- [Short task]: Write the data out again exactly, dropping any images it holds.
— begin —
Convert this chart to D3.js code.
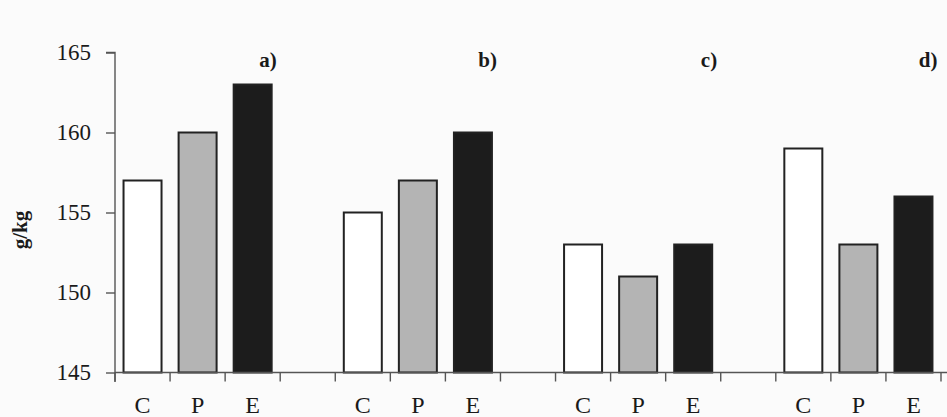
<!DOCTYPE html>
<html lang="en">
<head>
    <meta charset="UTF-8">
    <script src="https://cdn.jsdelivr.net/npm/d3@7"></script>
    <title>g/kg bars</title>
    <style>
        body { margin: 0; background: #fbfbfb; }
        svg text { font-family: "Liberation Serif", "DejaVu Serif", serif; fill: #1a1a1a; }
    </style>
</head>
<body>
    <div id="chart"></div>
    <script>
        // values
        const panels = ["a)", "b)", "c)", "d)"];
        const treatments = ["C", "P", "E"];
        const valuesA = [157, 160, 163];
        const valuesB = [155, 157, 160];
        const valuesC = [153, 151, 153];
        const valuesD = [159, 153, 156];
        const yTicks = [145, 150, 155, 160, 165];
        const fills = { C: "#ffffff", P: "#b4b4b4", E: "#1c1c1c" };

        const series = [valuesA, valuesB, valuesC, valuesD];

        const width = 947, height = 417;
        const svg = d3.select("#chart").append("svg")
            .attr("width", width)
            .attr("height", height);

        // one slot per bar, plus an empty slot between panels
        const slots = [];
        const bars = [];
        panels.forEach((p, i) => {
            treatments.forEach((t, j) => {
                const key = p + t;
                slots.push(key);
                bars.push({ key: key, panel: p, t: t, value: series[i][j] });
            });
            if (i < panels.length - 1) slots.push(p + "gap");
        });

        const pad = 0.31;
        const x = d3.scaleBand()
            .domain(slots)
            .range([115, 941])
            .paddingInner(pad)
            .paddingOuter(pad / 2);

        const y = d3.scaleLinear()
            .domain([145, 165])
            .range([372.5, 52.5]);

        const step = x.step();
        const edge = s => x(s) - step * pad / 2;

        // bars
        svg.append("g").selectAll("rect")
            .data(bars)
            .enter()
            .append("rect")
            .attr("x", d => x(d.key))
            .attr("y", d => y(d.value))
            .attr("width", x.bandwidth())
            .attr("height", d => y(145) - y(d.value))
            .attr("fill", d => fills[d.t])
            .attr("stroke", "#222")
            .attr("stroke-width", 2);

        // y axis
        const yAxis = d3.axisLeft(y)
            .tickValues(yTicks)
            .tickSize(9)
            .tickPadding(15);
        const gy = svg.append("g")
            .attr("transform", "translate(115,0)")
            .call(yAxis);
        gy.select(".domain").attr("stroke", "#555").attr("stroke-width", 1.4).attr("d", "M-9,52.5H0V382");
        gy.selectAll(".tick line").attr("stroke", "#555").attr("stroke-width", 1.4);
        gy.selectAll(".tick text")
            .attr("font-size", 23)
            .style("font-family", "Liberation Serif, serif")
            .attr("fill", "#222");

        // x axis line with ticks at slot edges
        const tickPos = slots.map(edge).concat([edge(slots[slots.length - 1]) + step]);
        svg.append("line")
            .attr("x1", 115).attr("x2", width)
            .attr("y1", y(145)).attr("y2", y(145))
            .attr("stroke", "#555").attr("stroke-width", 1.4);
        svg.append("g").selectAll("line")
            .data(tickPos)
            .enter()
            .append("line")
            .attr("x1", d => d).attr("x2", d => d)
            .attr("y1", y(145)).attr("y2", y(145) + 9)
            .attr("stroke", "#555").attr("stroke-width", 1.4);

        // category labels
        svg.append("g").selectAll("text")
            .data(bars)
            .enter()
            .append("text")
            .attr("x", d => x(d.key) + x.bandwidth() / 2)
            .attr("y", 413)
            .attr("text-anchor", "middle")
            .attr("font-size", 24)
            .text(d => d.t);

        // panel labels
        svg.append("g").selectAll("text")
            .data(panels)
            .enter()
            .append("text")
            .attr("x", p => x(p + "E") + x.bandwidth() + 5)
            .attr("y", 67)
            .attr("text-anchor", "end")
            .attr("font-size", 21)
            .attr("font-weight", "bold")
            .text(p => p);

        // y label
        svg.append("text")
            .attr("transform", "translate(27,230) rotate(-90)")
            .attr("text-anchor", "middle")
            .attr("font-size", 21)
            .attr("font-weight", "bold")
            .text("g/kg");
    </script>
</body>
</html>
— end —
- [Solution]:
Convert this chart to D3.js code.
<!DOCTYPE html>
<html lang="en">
<head>
    <meta charset="UTF-8">
    <script src="https://cdn.jsdelivr.net/npm/d3@7"></script>
    <title>g/kg bars</title>
    <style>
        body { margin: 0; background: #fbfbfb; }
        svg text { font-family: "Liberation Serif", "DejaVu Serif", serif; fill: #1a1a1a; }
    </style>
</head>
<body>
    <div id="chart"></div>
    <script>
        // values
        const panels = ["a)", "b)", "c)", "d)"];
        const treatments = ["C", "P", "E"];
        const valuesA = [157, 160, 163];
        const valuesB = [155, 157, 160];
        const valuesC = [153, 151, 153];
        const valuesD = [159, 153, 156];
        const yTicks = [145, 150, 155, 160, 165];
        const fills = { C: "#ffffff", P: "#b4b4b4", E: "#1c1c1c" };

        const series = [valuesA, valuesB, valuesC, valuesD];

        const width = 947, height = 417;
        const svg = d3.select("#chart").append("svg")
            .attr("width", width)
            .attr("height", height);

        // one slot per bar, plus an empty slot between panels
        const slots = [];
        const bars = [];
        panels.forEach((p, i) => {
            treatments.forEach((t, j) => {
                const key = p + t;
                slots.push(key);
                bars.push({ key: key, panel: p, t: t, value: series[i][j] });
            });
            if (i < panels.length - 1) slots.push(p + "gap");
        });

        const pad = 0.31;
        const x = d3.scaleBand()
            .domain(slots)
            .range([115, 941])
            .paddingInner(pad)
            .paddingOuter(pad / 2);

        const y = d3.scaleLinear()
            .domain([145, 165])
            .range([372.5, 52.5]);

        const step = x.step();
        const edge = s => x(s) - step * pad / 2;

        // bars
        svg.append("g").selectAll("rect")
            .data(bars)
            .enter()
            .append("rect")
            .attr("x", d => x(d.key))
            .attr("y", d => y(d.value))
            .attr("width", x.bandwidth())
            .attr("height", d => y(145) - y(d.value))
            .attr("fill", d => fills[d.t])
            .attr("stroke", "#222")
            .attr("stroke-width", 2);

        // y axis
        const yAxis = d3.axisLeft(y)
            .tickValues(yTicks)
            .tickSize(9)
            .tickPadding(15);
        const gy = svg.append("g")
            .attr("transform", "translate(115,0)")
            .call(yAxis);
        gy.select(".domain").attr("stroke", "#555").attr("stroke-width", 1.4).attr("d", "M-9,52.5H0V382");
        gy.selectAll(".tick line").attr("stroke", "#555").attr("stroke-width", 1.4);
        gy.selectAll(".tick text")
            .attr("font-size", 23)
            .style("font-family", "Liberation Serif, serif")
            .attr("fill", "#222");

        // x axis line with ticks at slot edges
        const tickPos = slots.map(edge).concat([edge(slots[slots.length - 1]) + step]);
        svg.append("line")
            .attr("x1", 115).attr("x2", width)
            .attr("y1", y(145)).attr("y2", y(145))
            .attr("stroke", "#555").attr("stroke-width", 1.4);
        svg.append("g").selectAll("line")
            .data(tickPos)
            .enter()
            .append("line")
            .attr("x1", d => d).attr("x2", d => d)
            .attr("y1", y(145)).attr("y2", y(145) + 9)
            .attr("stroke", "#555").attr("stroke-width", 1.4);

        // category labels
        svg.append("g").selectAll("text")
            .data(bars)
            .enter()
            .append("text")
            .attr("x", d => x(d.key) + x.bandwidth() / 2)
            .attr("y", 413)
            .attr("text-anchor", "middle")
            .attr("font-size", 24)
            .text(d => d.t);

        // panel labels
        svg.append("g").selectAll("text")
            .data(panels)
            .enter()
            .append("text")
            .attr("x", p => x(p + "E") + x.bandwidth() + 5)
            .attr("y", 67)
            .attr("text-anchor", "end")
            .attr("font-size", 21)
            .attr("font-weight", "bold")
            .text(p => p);

        // y label
        svg.append("text")
            .attr("transform", "translate(27,230) rotate(-90)")
            .attr("text-anchor", "middle")
            .attr("font-size", 21)
            .attr("font-weight", "bold")
            .text("g/kg");
    </script>
</body>
</html>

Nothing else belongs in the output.